Cour d’appel administrative de Nancy, le 31 juillet 2025, n°25NC00029

Par un arrêt en date du 31 juillet 2025, la cour administrative d’appel de Nancy a été amenée à se prononcer sur les conditions de refus d’une autorisation d’instruction en famille. Depuis la loi du 24 août 2021 confortant le respect des principes de la République, le régime de l’instruction en famille est passé d’un système déclaratif à un régime d’autorisation préalable, marquant une volonté du législateur d’encadrer plus strictement cette pratique. C’est dans ce contexte que s’inscrit la présente décision, qui vient préciser l’étendue du contrôle de l’administration et du juge sur les motifs justifiant une telle dérogation au principe de scolarisation en établissement.

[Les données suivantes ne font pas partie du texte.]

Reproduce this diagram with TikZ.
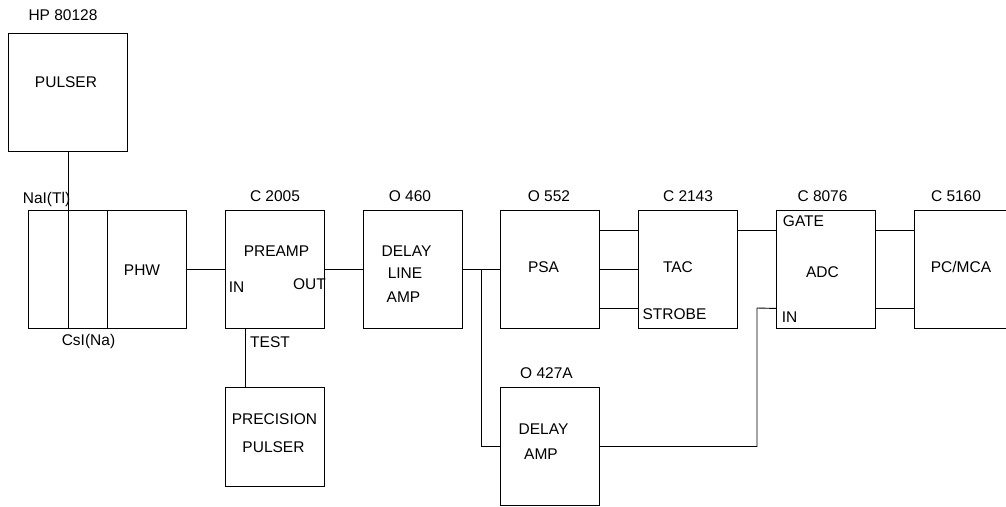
\documentclass[tikz,border=0pt]{standalone}
\usepackage{fontspec}
\setmainfont{Liberation Sans}
\usetikzlibrary{calc}
\begin{document}
\begin{tikzpicture}[x=1pt,y=-1pt,
  box/.style={draw, line width=0.9pt, inner sep=0pt, anchor=north west, minimum width=99pt, minimum height=118pt},
  wire/.style={line width=0.9pt},
  lbl/.style={inner sep=0pt, font=\fontsize{15.5}{18}\selectfont}]
\useasboundingbox (0,0) rectangle (1006,506);
\clip (0,0) rectangle (1006,506);
% boxes
\node[box, minimum width=119pt] (pulser) at (8,33) {};
\node[box, minimum width=158pt] (det) at (28,210) {};
\node[box] (preamp) at (225,210) {};
\node[box] (dla) at (363,210) {};
\node[box] (psa) at (500,210) {};
\node[box] (tac) at (638,210) {};
\node[box] (adc) at (776,210) {};
\node[box, minimum width=110pt] (pcmca) at (914,210) {};
\node[box, minimum height=99pt] (prec) at (225,387) {};
\node[box] (damp) at (500,387) {};
% texts
\node[lbl] (t1) at (63,15) {HP 80128};
\node[lbl] (t2) at (66,82) {PULSER};
\node[lbl] (t3) at (46.5,199) {NaI(Tl)};
\node[lbl] (t4) at (88.5,341) {CsI(Na)};
\node[lbl] (t5) at (142,270) {PHW};
\node[lbl] (t6) at (275,196) {C 2005};
\node[lbl] (t7) at (276.5,251) {PREAMP};
\node[lbl] (t8) at (236.5,287) {IN};
\node[lbl] (t9) at (309.5,284) {OUT};
\node[lbl] (t10) at (270,342) {TEST};
\node[lbl] (t11) at (274.5,419) {PRECISION};
\node[lbl] (t12) at (273.5,447) {PULSER};
\node[lbl] (t13) at (410,196) {O 460};
\node[lbl] (t14) at (406.5,251) {DELAY};
\node[lbl] (t15) at (405,273) {LINE};
\node[lbl] (t16) at (403.5,297) {AMP};
\node[lbl] (t17) at (549,196) {O 552};
\node[lbl] (t18) at (543.5,267) {PSA};
\node[lbl] (t19) at (688,196) {C 2143};
\node[lbl] (t20) at (678,267) {TAC};
\node[lbl] (t21) at (674.5,314) {STROBE};
\node[lbl] (t22) at (546.5,373) {O 427A};
\node[lbl] (t23) at (543.5,429) {DELAY};
\node[lbl] (t24) at (541,454) {AMP};
\node[lbl] (t25) at (822.5,196) {C 8076};
\node[lbl] (t26) at (803.5,221) {GATE};
\node[lbl] (t27) at (822.5,272) {ADC};
\node[lbl] (t28) at (789.5,317) {IN};
\node[lbl] (t29) at (956,196) {C 5160};
\node[lbl] (t30) at (961,267) {PC/MCA};
% connectors
\coordinate (br) at (481,269);
\coordinate (tst) at (245,328);
\coordinate (adin) at (757,308);
\draw[wire] (pulser.south) -- (pulser.south |- det.south);
\draw[wire] (det.north) -- (det.south);
\draw[wire] (det.east) -- (preamp.west);
\draw[wire] (preamp.east) -- (dla.west);
\draw[wire] (dla.east) -- (psa.west);
\draw[wire] (br) |- (damp.west);
\draw[wire] (tst) -- (tst |- prec.north);
\draw[wire] ($(psa.east)+(0,-39)$) -- ($(tac.west)+(0,-39)$);
\draw[wire] (psa.east) -- (tac.west);
\draw[wire] ($(psa.east)+(0,39)$) -- ($(tac.west)+(0,39)$);
\draw[wire] ($(tac.east)+(0,-39)$) -- ($(adc.west)+(0,-39)$);
\draw[wire] ($(adc.east)+(0,-39)$) -- ($(pcmca.west)+(0,-39)$);
\draw[wire] ($(adc.east)+(0,39)$) -- ($(pcmca.west)+(0,39)$);
\draw[wire] (damp.east) -| (adin) -- ($(adc.west)+(0,39)$);
\end{tikzpicture}
\end{document}
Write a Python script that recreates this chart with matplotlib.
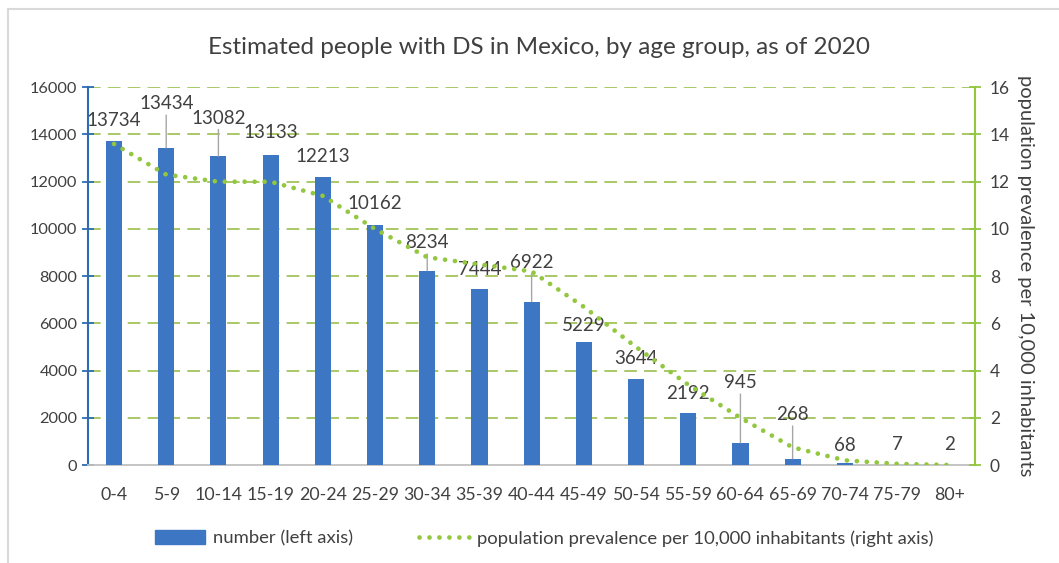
import matplotlib.pyplot as plt
import matplotlib.lines as mlines
import matplotlib.patches as mpatches

plt.rcParams['font.family'] = ['Lato', 'DejaVu Sans']

# Data
age_groups = ['0-4', '5-9', '10-14', '15-19', '20-24', '25-29', '30-34', '35-39',
              '40-44', '45-49', '50-54', '55-59', '60-64', '65-69', '70-74', '75-79', '80+']
people = [13734, 13434, 13082, 13133, 12213, 10162, 8234, 7444,
          6922, 5229, 3644, 2192, 945, 268, 68, 7, 2]
prevalence = [13.6, 12.3, 12.0, 12.0, 11.4, 10.0, 8.8, 8.5,
              8.2, 6.7, 5.0, 3.4, 2.0, 0.75, 0.2, 0.05, 0.0]

# label placement: pixel distance of the data label above the bar top
label_px = [20, 44, 38, 22, 20, 22, 28, 20, 39, 16, 21, 20, 60, 44, 18, 20, 20]

BLUE = '#3D76C2'
GREEN = '#92C73F'
GRID = '#A3C45A'
TXT = '#404040'

fig = plt.figure(figsize=(10.59, 5.63), dpi=100)
ax = fig.add_axes([0.083, 0.174, 0.838, 0.671])
ax2 = ax.twinx()

x = range(len(age_groups))
ax.bar(x, people, width=0.31, color=BLUE, zorder=3)

for i, v in enumerate(people):
    off = label_px[i] * 0.72
    if label_px[i] > 25:
        ax.annotate(str(v), xy=(i, v), xytext=(0, off), textcoords='offset points',
                    ha='center', va='center', fontsize=13.5, color=TXT, zorder=5,
                    arrowprops=dict(arrowstyle='-', color='#A6A6A6', lw=1,
                                    shrinkA=0, shrinkB=0))
    else:
        ax.annotate(str(v), xy=(i, v), xytext=(0, off), textcoords='offset points',
                    ha='center', va='center', fontsize=13.5, color=TXT, zorder=5)

ax2.plot(list(x), prevalence, color=GREEN, lw=3.4, linestyle=(0, (0.01, 2.1)),
         dash_capstyle='round', zorder=4)

ax.set_xlim(-0.5, len(age_groups) - 0.5)
ax.set_ylim(0, 16000)
ax.set_yticks(range(0, 16001, 2000))
ax2.set_ylim(0, 16)
ax2.set_yticks(range(0, 17, 2))

for yv in range(2000, 16001, 2000):
    ax.axhline(yv, color=GRID, lw=1.3, linestyle=(0, (7, 4)), zorder=1)

ax.set_xticks(list(x))
ax.set_xticklabels(age_groups)
ax.tick_params(axis='x', length=0, pad=16, labelsize=12.8, labelcolor=TXT)
ax.tick_params(axis='y', direction='inout', length=9, width=1.3, color='#2E6DB4',
               labelsize=11.8, labelcolor=TXT, pad=3)
ax2.tick_params(axis='y', direction='inout', length=9, width=1.3, color=GREEN,
                labelsize=12.5, labelcolor=TXT, pad=6)

for a in (ax, ax2):
    for s in a.spines.values():
        s.set_visible(False)
ax.spines['left'].set_visible(True)
ax.spines['left'].set_color('#2E6DB4')
ax.spines['left'].set_linewidth(1.5)
ax2.spines['right'].set_visible(True)
ax2.spines['right'].set_color(GREEN)
ax2.spines['right'].set_linewidth(1.5)
ax.spines['bottom'].set_visible(True)
ax.spines['bottom'].set_color('#BFBFBF')
ax.spines['bottom'].set_linewidth(1.3)

ax2.set_ylabel('population prevalence per 10,000 inhabitants', rotation=-90,
               fontsize=14.5, color=TXT, labelpad=17)

fig.text(0.509, 0.915, 'Estimated people with DS in Mexico, by age group, as of 2020',
         ha='center', va='center', fontsize=17.5, color=TXT)

h1 = mpatches.Patch(color=BLUE)
h2 = mlines.Line2D([], [], color=GREEN, lw=3.4, linestyle=(0, (0.01, 2.1)),
                   dash_capstyle='round')
fig.legend([h1, h2], ['number (left axis)',
                      'population prevalence per 10,000 inhabitants (right axis)'],
           loc='center', bbox_to_anchor=(0.514, 0.044), ncol=2, frameon=False,
           fontsize=13.3, handlelength=2.7, handleheight=0.8, handletextpad=0.4,
           columnspacing=3.6, labelcolor=TXT)

# light frame of the chart area
fig.add_artist(mlines.Line2D([0.008, 1.0], [0.984, 0.984], color='#D9D9D9', lw=1.5))
fig.add_artist(mlines.Line2D([0.008, 0.008], [0.0, 0.984], color='#D9D9D9', lw=1.5))

fig.savefig('out.png', dpi=100)
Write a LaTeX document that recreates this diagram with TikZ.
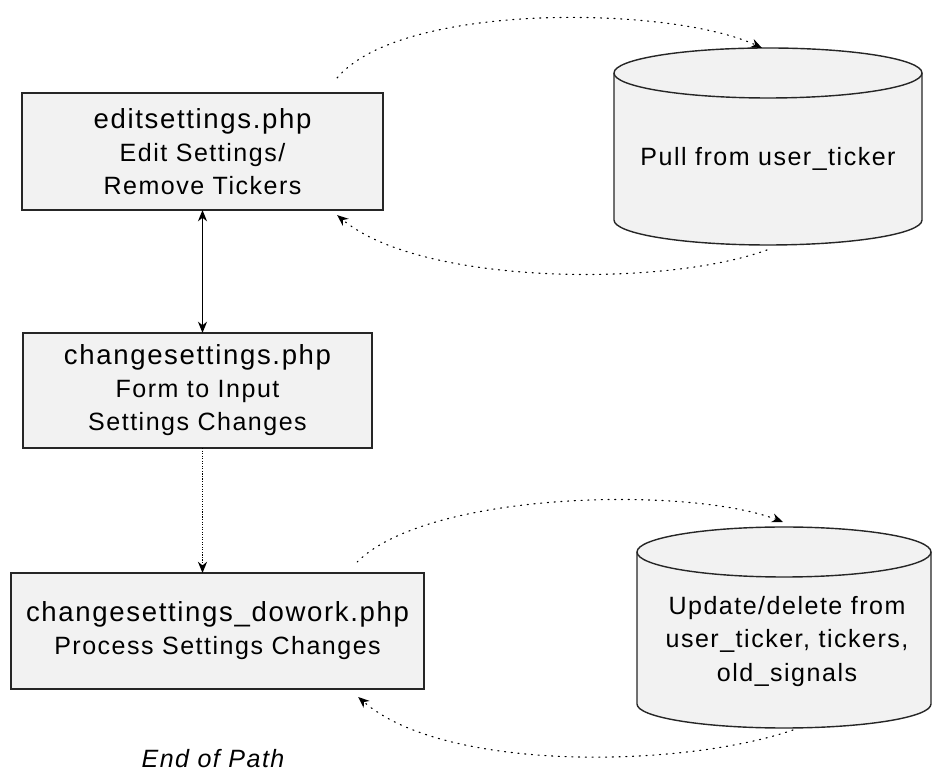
\documentclass[tikz,border=0pt]{standalone}
\usepackage{fontspec}
\setmainfont{Liberation Sans}[LetterSpace=6]
\usetikzlibrary{arrows.meta,calc}
\tikzset{
  pagebox/.style={draw=black!85,line width=1pt,fill=black!5,inner sep=0pt,outer sep=0pt,align=center,
    font=\fontsize{17.8}{23.5}\selectfont},
  dbcyl/.style={draw=black!85,line width=1pt,fill=black!5},
  dotlink/.style={->,line width=0.8pt,dash pattern=on 0.8pt off 4pt,line cap=round},
}
\newcommand{\pagename}[1]{{\fontsize{19.6}{23.5}\selectfont #1}}
\begin{document}
\begin{tikzpicture}[x=0.025cm,y=0.025cm,>={Stealth[length=8pt,width=6.5pt]}]
\useasboundingbox (0,0) rectangle (932,774);
% pages
\node[pagebox,minimum width=9.03cm,minimum height=2.93cm] (editset) at (202.5,622.5)
  {\pagename{editsettings.php}\\Edit Settings/\\Remove Tickers};
\node[pagebox,minimum width=8.73cm,minimum height=2.88cm] (changeset) at (197.5,383.5)
  {\pagename{changesettings.php}\\Form to Input\\Settings Changes};
\node[pagebox,minimum width=10.33cm,minimum height=2.9cm] (dowork) at (217.5,143)
  {\pagename{changesettings\_dowork.php}\\Process Settings Changes};
% databases
\draw[dbcyl] (614,701) -- (614,554) arc[start angle=180,end angle=360,x radius=154,y radius=25]
  -- (922,701) arc[start angle=0,end angle=180,x radius=154,y radius=25] -- cycle;
\draw[line width=1pt,draw=black!85] (614,701) arc[start angle=180,end angle=360,x radius=154,y radius=25];
\draw[dbcyl] (637,222) -- (637,70) arc[start angle=180,end angle=360,x radius=147,y radius=24]
  -- (931,222) arc[start angle=0,end angle=180,x radius=147,y radius=25] -- cycle;
\draw[line width=1pt,draw=black!85] (637,222) arc[start angle=180,end angle=360,x radius=147,y radius=25];
\node[font=\fontsize{17.8}{23.8}\selectfont] (pulltxt) at (768,615) {Pull from user\_ticker};
\node[font=\fontsize{17.8}{23.8}\selectfont,align=center] (updtxt) at (787,132.5)
  {Update/delete from\\user\_ticker, tickers,\\old\_signals};
\coordinate (pulltop) at (762,726);
\coordinate (pullbot) at (767,524);
\coordinate (updtop) at (783,252);
\coordinate (updbot) at (793,44);
% flow
\draw[<->,line width=0.8pt] (editset.south) -- (editset.south |- changeset.north);
\draw[->,line width=0.8pt,densely dotted] (editset.south |- changeset.south) -- (editset.south |- dowork.north);
\draw[dotlink] ($(editset.north east)+(-46,15)$) to[out=50,in=155,looseness=0.6] (pulltop);
\draw[dotlink] (pullbot) to[out=200,in=-40,looseness=0.65] ($(editset.south east)+(-46,-5)$);
\draw[dotlink] ($(dowork.north east)+(-67,11)$) to[out=45,in=159,looseness=0.6] (updtop);
\draw[dotlink] (updbot) to[out=199,in=-41,looseness=0.68] ($(dowork.south east)+(-66,-8)$);
\node[anchor=base,font=\fontsize{17.8}{20}\selectfont\itshape] (endpath) at (213,6) {End of Path};
\end{tikzpicture}
\end{document}
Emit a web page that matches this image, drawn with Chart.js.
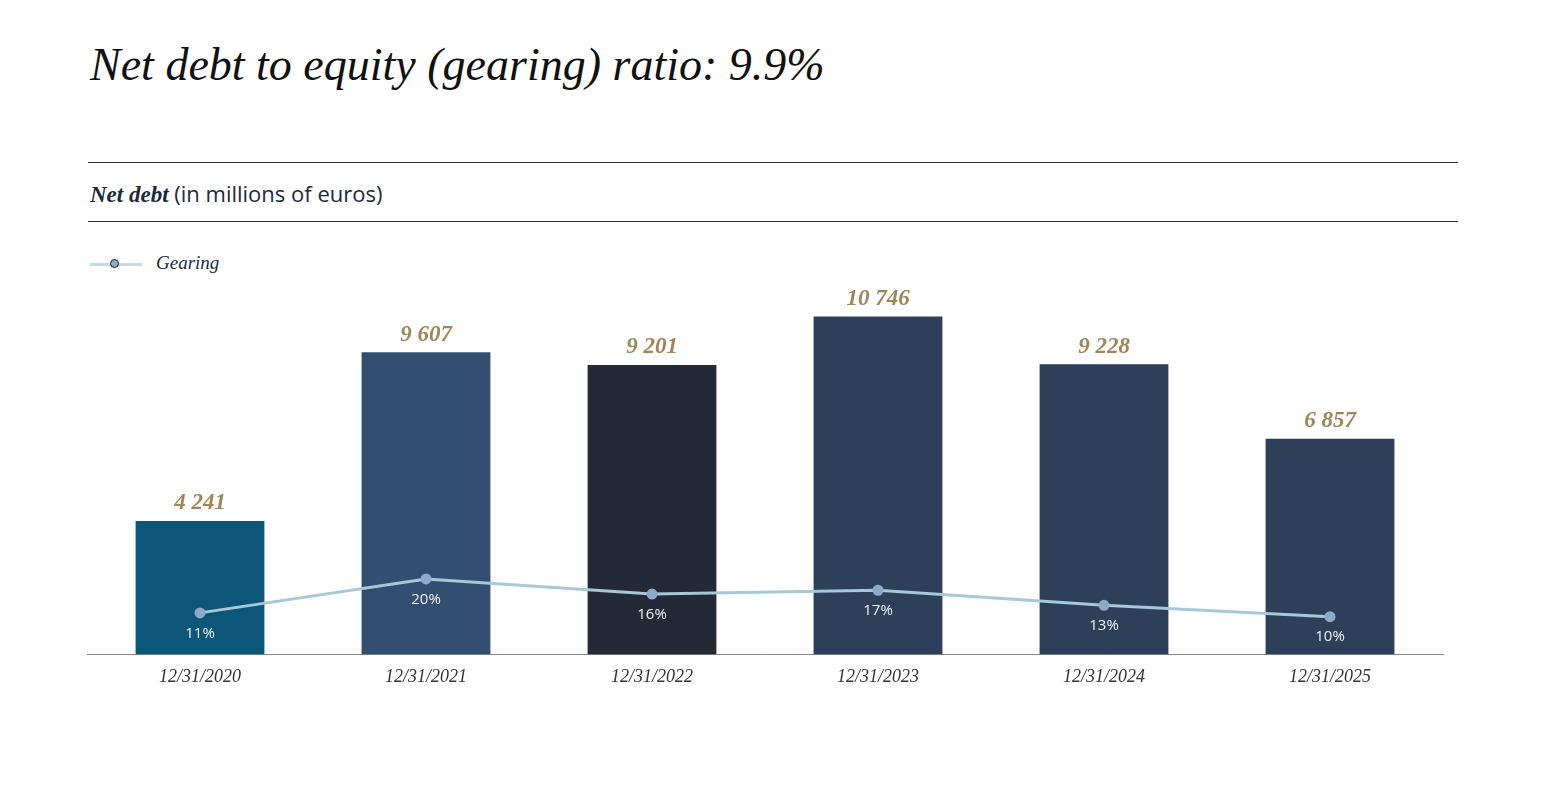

En l’espèce, des parents se sont vu refuser par l’autorité académique, le 23 avril 2024, l’autorisation de dispenser l’instruction à domicile pour leur jeune enfant au titre de l’année scolaire 2024-2025. Cette autorisation était sollicitée sur le fondement de l’existence d’une « situation propre à l’enfant motivant le projet éducatif ». Suite à ce refus, les parents ont formé un recours administratif préalable obligatoire devant une commission académique, laquelle a confirmé la décision initiale le 20 juin 2024. Saisi par les parents, le tribunal administratif de Besançon a rejeté leur demande d’annulation par un jugement du 12 novembre 2024. Les requérants ont alors interjeté appel de ce jugement, soutenant principalement l’irrégularité de la procédure suivie devant la commission, ainsi qu’une erreur de droit et une erreur manifeste d’appréciation dans l’application des dispositions du code de l’éducation. Ils arguaient que l’administration avait appliqué des critères non prévus par la loi et avait méconnu la spécificité de la situation de leur enfant.

Il revenait donc à la cour administrative d’appel de déterminer si l’administration pouvait légalement refuser une autorisation d’instruction en famille en se fondant sur une appréciation stricte de la notion de « situation propre à l’enfant » et si les vices de procédure invoqués étaient de nature à vicier sa décision.

La cour administrative d’appel de Nancy rejette la requête. Elle juge d’une part que les vices de procédure allégués, à les supposer même établis, n’ont pas été susceptibles d’exercer une influence sur le sens de la décision ou de priver les requérants d’une garantie. D’autre part, elle valide le raisonnement de l’administration consistant à vérifier, à titre liminaire, l’existence d’une situation réellement propre à l’enfant avant d’analyser plus avant le projet éducatif. Enfin, elle estime que les besoins généraux liés au jeune âge d’un enfant ne sauraient suffire à caractériser une telle situation propre.

Cet arrêt illustre avec clarté la rigueur du nouveau cadre juridique de l’instruction en famille. La cour valide la méthode de contrôle de l’administration (I) tout en consacrant une interprétation restrictive des conditions de fond de la dérogation (II).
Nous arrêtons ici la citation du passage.